Task statement -
Only the lines from the line containing "Rebuild this chart" to the line containing "0.95, 0.975, 1];", with both of those lines, are to be repeated exactly. Leave the images out.

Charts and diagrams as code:
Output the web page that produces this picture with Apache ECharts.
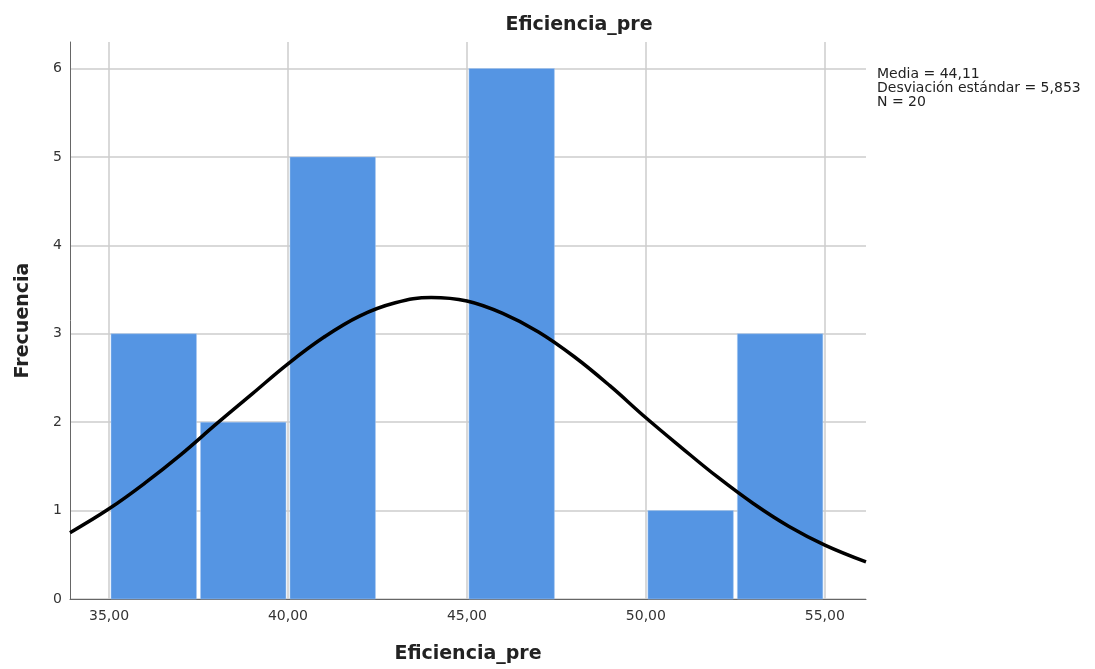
<!DOCTYPE html>
<html>
<head>
<meta charset="utf-8">
<title>Eficiencia_pre</title>
<script src="https://cdn.jsdelivr.net/npm/echarts@6/dist/echarts.min.js"></script>
<style>
  html, body { margin: 0; padding: 0; background: #fff; }
  #chart { width: 1095px; height: 669px; }
</style>
</head>
<body>
<div id="chart"></div>
<script>
// histogram bins (start of each bin, width 2.5) and counts
var binStarts = [35, 37.5, 40, 42.5, 45, 47.5, 50, 52.5];
var binWidth = 2.5;
var counts = [3, 2, 5, 0, 6, 0, 1, 3];

// normal curve
var curveX = [33.91, 35, 36, 37, 38, 39, 40, 41, 42, 43, 44, 45, 46, 47, 48, 49, 50, 51, 52, 53, 54, 55, 56.15];
var curveY = [0.75, 1.02, 1.31, 1.63, 1.98, 2.32, 2.66, 2.96, 3.20, 3.35, 3.41, 3.37, 3.23, 3.02, 2.74, 2.41, 2.05, 1.71, 1.38, 1.08, 0.82, 0.61, 0.42];

var xTicks = [35, 40, 45, 50, 55];
var statsLines = ["Media = 44,11", "Desviación estándar = 5,853", "N = 20"];

var font = "'DejaVu Sans', 'Noto Sans', sans-serif";

var barData = [];
for (var i = 0; i < binStarts.length; i++) {
  if (counts[i] > 0) barData.push([binStarts[i], binStarts[i] + binWidth, counts[i]]);
}
var lineData = [];
for (var j = 0; j < curveX.length; j++) lineData.push([curveX[j], curveY[j]]);

var chart = echarts.init(document.getElementById("chart"));
chart.setOption({
  backgroundColor: "#fff",
  animation: false,
  title: {
    text: "Eficiencia_pre",
    left: 574,
    top: 11,
    textAlign: "center",
    textStyle: { fontFamily: font, fontSize: 19, fontWeight: "bold", color: "#222" }
  },
  grid: { left: 70, right: 229, top: 42, bottom: 69 },
  xAxis: {
    type: "value",
    min: 33.91,
    max: 56.15,
    name: "Eficiencia_pre",
    nameLocation: "middle",
    nameGap: 46,
    nameTextStyle: { fontFamily: font, fontSize: 19, fontWeight: "bold", color: "#222" },
    axisLine: { lineStyle: { color: "#666", width: 1 } },
    axisTick: { show: false, customValues: xTicks },
    axisLabel: {
      customValues: xTicks,
      fontFamily: font, fontSize: 14, color: "#333", margin: 10,
      formatter: function (v) { return v.toFixed(2).replace(".", ","); }
    },
    splitLine: { show: true, lineStyle: { color: "#cccccc", width: 1.5 } }
  },
  yAxis: {
    type: "value",
    min: 0,
    max: 6.3,
    interval: 1,
    name: "Frecuencia",
    nameLocation: "middle",
    nameGap: 37,
    nameTextStyle: { fontFamily: font, fontSize: 19, fontWeight: "bold", color: "#222" },
    axisLine: { show: true, lineStyle: { color: "#666", width: 1 } },
    axisTick: { show: false },
    axisLabel: {
      fontFamily: font, fontSize: 14, color: "#333", margin: 8,
      formatter: function (v) { return v > 6 ? "" : String(v); }
    },
    splitLine: { show: true, showMaxLine: false, lineStyle: { color: "#cccccc", width: 1.5 } }
  },
  series: [
    {
      type: "custom",
      data: barData,
      encode: { x: [0, 1], y: 2 },
      renderItem: function (params, api) {
        var p0 = api.coord([api.value(0), api.value(2)]);
        var p1 = api.coord([api.value(1), 0]);
        return {
          type: "rect",
          shape: { x: p0[0] + 2, y: p0[1], width: p1[0] - p0[0] - 4, height: p1[1] - p0[1] },
          style: { fill: "#5595e3", stroke: "#a9c8f0", lineWidth: 0.5 }
        };
      },
      z: 2
    },
    {
      type: "line",
      data: lineData,
      smooth: 0.4,
      showSymbol: false,
      lineStyle: { color: "#000", width: 3.5 },
      z: 3
    }
  ],
  graphic: [
    {
      type: "text",
      left: 877,
      top: 67,
      style: {
        text: statsLines.join("\n"),
        font: "14px " + font,
        lineHeight: 14,
        fill: "#222"
      }
    }
  ]
});
</script>
</body>
</html>
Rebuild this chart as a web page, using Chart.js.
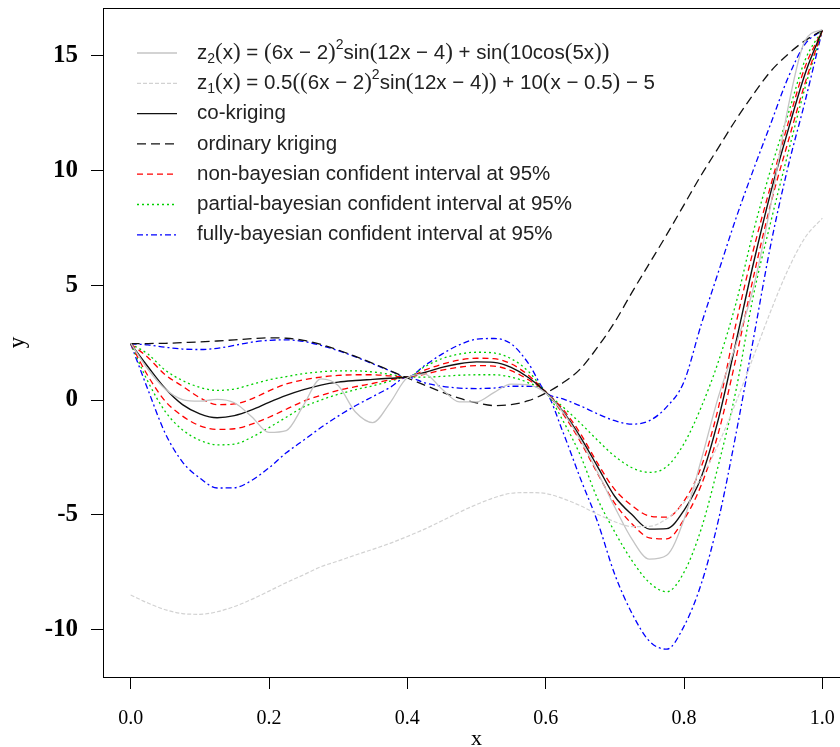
<!DOCTYPE html>
<html>
<head>
<meta charset="utf-8">
<script src="https://cdn.jsdelivr.net/npm/chart.js@4.4.1/dist/chart.umd.min.js"></script>
<style>
  html, body { margin: 0; padding: 0; background: #fff; overflow: hidden; }
  #wrap { width: 860px; height: 747px; }
</style>
</head>
<body>
<div id="wrap"><canvas id="chart" width="860" height="747"></canvas></div>
<script>
// x positions shared by every curve
const xs = [0, 0.025, 0.05, 0.075, 0.1, 0.125, 0.15, 0.175, 0.2, 0.225,
            0.25, 0.275, 0.3, 0.325, 0.35, 0.375, 0.4, 0.425, 0.45, 0.475,
            0.5, 0.525, 0.55, 0.575, 0.6, 0.625, 0.65, 0.675, 0.7, 0.725,
            0.75, 0.775, 0.8, 0.825, 0.85, 0.875, 0.9, 0.925, 0.95, 0.975, 1];

const z2 = [2.48, 1.34, 0.48, 0.02, -0.05, 0.03, -0.12, -0.73, -1.41, -1.33,
            -0.22, 0.92, 0.63, -0.52, -0.98, -0.12, 0.97, 1.13, 0.48, -0.08,
            -0.08, 0.32, 0.69, 0.66, 0.31, -0.53, -1.72, -3.14, -4.67, -6.07,
            -6.93, -6.76, -5.2, -2.6, 0.17, 2.4, 4.85, 8.43, 12.67, 15.65, 16.13];

const z1 = [-8.49, -8.84, -9.13, -9.3, -9.33, -9.22, -8.99, -8.68, -8.32, -7.95,
            -7.61, -7.26, -7.01, -6.75, -6.5, -6.24, -5.94, -5.62, -5.26, -4.89,
            -4.55, -4.26, -4.06, -4.03, -4.07, -4.29, -4.6, -4.97, -5.3, -5.51,
            -5.5, -5.17, -4.47, -3.38, -1.9, -0.11, 1.86, 3.84, 5.65, 7.07, 7.92];

const coKriging = [2.45, 1.45, 0.5, -0.2, -0.6, -0.77, -0.68, -0.43, -0.1, 0.2,
                   0.45, 0.65, 0.78, 0.85, 0.9, 0.95, 1.0, 1.2, 1.42, 1.58,
                   1.66, 1.64, 1.42, 0.98, 0.35, -0.5, -1.6, -2.9, -4.2, -5.0,
                   -5.62, -5.6, -4.8, -3.35, -0.8, 2.5, 5.9, 9.0, 11.7, 14.2, 16.1];

const ordKriging = [2.45, 2.46, 2.47, 2.5, 2.53, 2.57, 2.62, 2.67, 2.71, 2.69,
                    2.6, 2.42, 2.18, 1.9, 1.6, 1.28, 0.96, 0.65, 0.35, 0.08,
                    -0.12, -0.24, -0.2, -0.03, 0.3, 0.75, 1.35, 2.3, 3.4, 4.7,
                    5.95, 7.2, 8.5, 9.8, 11.0, 12.2, 13.3, 14.3, 15.05, 15.65, 16.1];

const nonBayesUp = [2.45, 1.85, 1.1, 0.6, 0.1, -0.2, -0.17, 0.05, 0.4, 0.7,
                    0.88, 1.0, 1.07, 1.1, 1.1, 1.05, 1.0, 1.3, 1.56, 1.74,
                    1.82, 1.8, 1.58, 1.08, 0.35, -0.4, -1.45, -2.75, -3.9, -4.6,
                    -5.05, -5.1, -4.4, -2.9, -0.3, 3.3, 6.5, 9.3, 12.0, 14.5, 16.1];

const nonBayesLow = [2.45, 1.05, -0.05, -0.7, -1.12, -1.28, -1.25, -1.05, -0.75, -0.4,
                     -0.05, 0.2, 0.42, 0.58, 0.72, 0.88, 1.0, 1.12, 1.3, 1.43,
                     1.5, 1.48, 1.28, 0.88, 0.35, -0.6, -1.8, -3.2, -4.5, -5.4,
                     -6.0, -6.05, -5.2, -3.7, -1.4, 1.8, 5.3, 8.5, 11.2, 13.8, 16.1];

const partialUp = [2.45, 2.0, 1.3, 0.85, 0.55, 0.42, 0.48, 0.68, 0.88, 1.02,
                   1.15, 1.23, 1.27, 1.27, 1.22, 1.12, 1.0, 1.45, 1.8, 2.0,
                   2.08, 2.05, 1.8, 1.25, 0.35, -0.3, -1.0, -1.75, -2.45, -2.95,
                   -3.15, -2.9, -1.9, -0.3, 1.7, 4.2, 7.3, 10.0, 12.4, 14.8, 16.1];

const partialLow = [2.45, 0.8, -0.5, -1.3, -1.75, -1.95, -1.92, -1.62, -1.2, -0.75,
                    -0.3, 0.0, 0.25, 0.45, 0.62, 0.82, 1.0, 1.0, 1.03, 1.08,
                    1.1, 1.1, 1.0, 0.75, 0.35, -0.9, -2.4, -4.3, -5.75, -7.0,
                    -7.95, -8.35, -7.5, -5.6, -2.8, 0.4, 4.5, 7.7, 10.7, 13.6, 16.1];

const fullyUp = [2.45, 2.4, 2.3, 2.22, 2.2, 2.25, 2.38, 2.52, 2.6, 2.62,
                 2.55, 2.38, 2.15, 1.88, 1.58, 1.27, 1.0, 1.5, 2.0, 2.4,
                 2.65, 2.68, 2.45, 1.6, 0.35, 0.05, -0.25, -0.6, -0.9, -1.05,
                 -0.9, -0.3, 0.8, 3.3, 5.6, 7.9, 10.0, 12.0, 14.0, 15.5, 16.1];

const fullyLow = [2.45, 0.45, -1.45, -2.7, -3.4, -3.83, -3.82, -3.5, -2.95, -2.3,
                  -1.75, -1.2, -0.7, -0.25, 0.15, 0.55, 1.0, 0.75, 0.6, 0.52,
                  0.5, 0.52, 0.6, 0.6, 0.35, -1.4, -3.4, -5.3, -7.6, -9.3,
                  -10.5, -10.85, -9.85, -8.0, -5.2, -1.5, 2.6, 6.7, 10.1, 13.0, 16.1];

const seriesNames = [
  'z_2(x) = (6x − 2)^2sin(12x − 4) + sin(10cos(5x))',
  'z_1(x) = 0.5((6x − 2)^2sin(12x − 4)) + 10(x − 0.5) − 5',
  'co-kriging',
  'ordinary kriging',
  'non-bayesian confident interval at 95%',
  'partial-bayesian confident interval at 95%',
  'fully-bayesian confident interval at 95%'
];

const xTicks = [0, 0.2, 0.4, 0.6, 0.8, 1.0];
const xTickLabels = ['0.0', '0.2', '0.4', '0.6', '0.8', '1.0'];
const yTicks = [-10, -5, 0, 5, 10, 15];
const yTickLabels = ['-10', '-5', '0', '5', '10', '15'];

function pts(ys) {
    return xs.map((x, i) => ({x: x, y: ys[i]}));
}

function line(label, ys, color, dash, width) {
    return {
        label: label,
        data: pts(ys),
        borderColor: color,
        borderDash: dash,
        borderWidth: width || 1.3,
        pointRadius: 0,
        fill: false,
        cubicInterpolationMode: 'monotone'
    };
}

const DASHED = [9, 5];
const RED_DASH = [6, 4];
const DOTTED = [2, 3];
const DOTDASH = [6, 3, 2, 3];

const datasets = [
    line(seriesNames[0], z2, '#c4c4c4', [], 1.3),
    line(seriesNames[1], z1, '#d2d2d2', [4, 2], 1.2),
    line(seriesNames[2], coKriging, '#111111', [], 1.4),
    line(seriesNames[3], ordKriging, '#111111', DASHED, 1.3),
    line(seriesNames[4], nonBayesUp, '#ff0000', RED_DASH),
    line(seriesNames[4], nonBayesLow, '#ff0000', RED_DASH),
    line(seriesNames[5], partialUp, '#00d000', DOTTED),
    line(seriesNames[5], partialLow, '#00d000', DOTTED),
    line(seriesNames[6], fullyUp, '#0000ff', DOTDASH),
    line(seriesNames[6], fullyLow, '#0000ff', DOTDASH)
];

// which dataset gives the line sample for each legend row
const legendSource = [0, 1, 2, 3, 4, 6, 8];

function drawRich(ctx, text, x, y) {
    ctx.save();
    ctx.fillStyle = '#222';
    ctx.textBaseline = 'middle';
    let i = 0;
    while (i < text.length) {
        let ch = text[i], font = '20.5px "Liberation Sans", Arial, sans-serif', dy = 0;
        if ((ch === '_' || ch === '^') && i + 1 < text.length) {
            font = '14px "Liberation Sans", Arial, sans-serif';
            dy = ch === '_' ? 6 : -8;
            i++;
            ch = text[i];
        } else if (ch === '(' || ch === ')') {
            font = '23px "Liberation Serif", serif';
        }
        ctx.font = font;
        ctx.fillText(ch, x, y + dy);
        x += ctx.measureText(ch).width;
        i++;
    }
    ctx.restore();
}

const framePlugin = {
    id: 'frame',
    afterDraw(chart) {
        const ctx = chart.ctx, a = chart.chartArea;
        ctx.save();
        ctx.strokeStyle = '#000';
        ctx.lineWidth = 1;
        ctx.strokeRect(a.left + 0.5, a.top + 0.5, a.right - a.left, a.bottom - a.top);
        ctx.restore();
    }
};

const legendPlugin = {
    id: 'legendInPlot',
    afterDraw(chart) {
        const ctx = chart.ctx, a = chart.chartArea;
        const x0 = a.left + 34, y0 = a.top + 45, gap = 30.3;
        legendSource.forEach((dsIndex, i) => {
            const ds = chart.data.datasets[dsIndex];
            const y = y0 + i * gap;
            ctx.save();
            ctx.strokeStyle = ds.borderColor;
            ctx.lineWidth = ds.borderWidth;
            ctx.setLineDash(ds.borderDash || []);
            ctx.beginPath();
            ctx.moveTo(x0, y);
            ctx.lineTo(x0 + 40, y);
            ctx.stroke();
            ctx.restore();
            drawRich(ctx, seriesNames[i], x0 + 60, y);
        });
    }
};

const config = {
    type: 'line',
    data: { datasets: datasets },
    options: {
        responsive: false,
        animation: false,
        layout: { padding: { top: 8, right: 10, left: 0, bottom: 0 } },
        plugins: {
            legend: { display: false },
            tooltip: { enabled: false }
        },
        scales: {
            x: {
                type: 'linear',
                min: -0.04,
                max: 1.04,
                afterBuildTicks: s => { s.ticks = xTicks.map(v => ({value: v})); },
                afterFit: s => { s.height = 70; s.paddingLeft = 0; s.paddingRight = 0; },
                border: { display: false },
                grid: { drawOnChartArea: false, drawTicks: true, tickLength: 12, color: '#000' },
                ticks: {
                    padding: 18,
                    color: '#000',
                    maxRotation: 0,
                    autoSkip: false,
                    font: { family: '"Liberation Serif", "Times New Roman", serif', size: 20 },
                    callback: v => xTickLabels[xTicks.indexOf(v)]
                },
                title: {
                    display: true,
                    text: 'x',
                    color: '#000',
                    padding: { top: 0, bottom: -3 },
                    font: { family: '"Liberation Serif", "Times New Roman", serif', size: 22, lineHeight: 1 }
                }
            },
            y: {
                type: 'linear',
                min: -12.06,
                max: 17.07,
                afterBuildTicks: s => { s.ticks = yTicks.map(v => ({value: v})); },
                afterFit: s => { s.width = 103; s.paddingTop = 0; s.paddingBottom = 0; },
                border: { display: false },
                grid: { drawOnChartArea: false, drawTicks: true, tickLength: 12, color: '#000' },
                ticks: {
                    padding: 13,
                    color: '#000',
                    autoSkip: false,
                    font: { family: '"Liberation Serif", "Times New Roman", serif', size: 25, weight: 'bold' },
                    callback: v => yTickLabels[yTicks.indexOf(v)]
                },
                title: {
                    display: true,
                    text: 'y',
                    color: '#000',
                    padding: { top: 4, bottom: 0 },
                    font: { family: '"Liberation Serif", "Times New Roman", serif', size: 23 }
                }
            }
        }
    },
    plugins: [framePlugin, legendPlugin]
};

new Chart(document.getElementById('chart'), config);
</script>
</body>
</html>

Answer to the problem -
Rebuild this chart as a web page, using Chart.js.
<!DOCTYPE html>
<html>
<head>
<meta charset="utf-8">
<script src="https://cdn.jsdelivr.net/npm/chart.js@4.4.1/dist/chart.umd.min.js"></script>
<style>
  html, body { margin: 0; padding: 0; background: #fff; overflow: hidden; }
  #wrap { width: 860px; height: 747px; }
</style>
</head>
<body>
<div id="wrap"><canvas id="chart" width="860" height="747"></canvas></div>
<script>
// x positions shared by every curve
const xs = [0, 0.025, 0.05, 0.075, 0.1, 0.125, 0.15, 0.175, 0.2, 0.225,
            0.25, 0.275, 0.3, 0.325, 0.35, 0.375, 0.4, 0.425, 0.45, 0.475,
            0.5, 0.525, 0.55, 0.575, 0.6, 0.625, 0.65, 0.675, 0.7, 0.725,
            0.75, 0.775, 0.8, 0.825, 0.85, 0.875, 0.9, 0.925, 0.95, 0.975, 1];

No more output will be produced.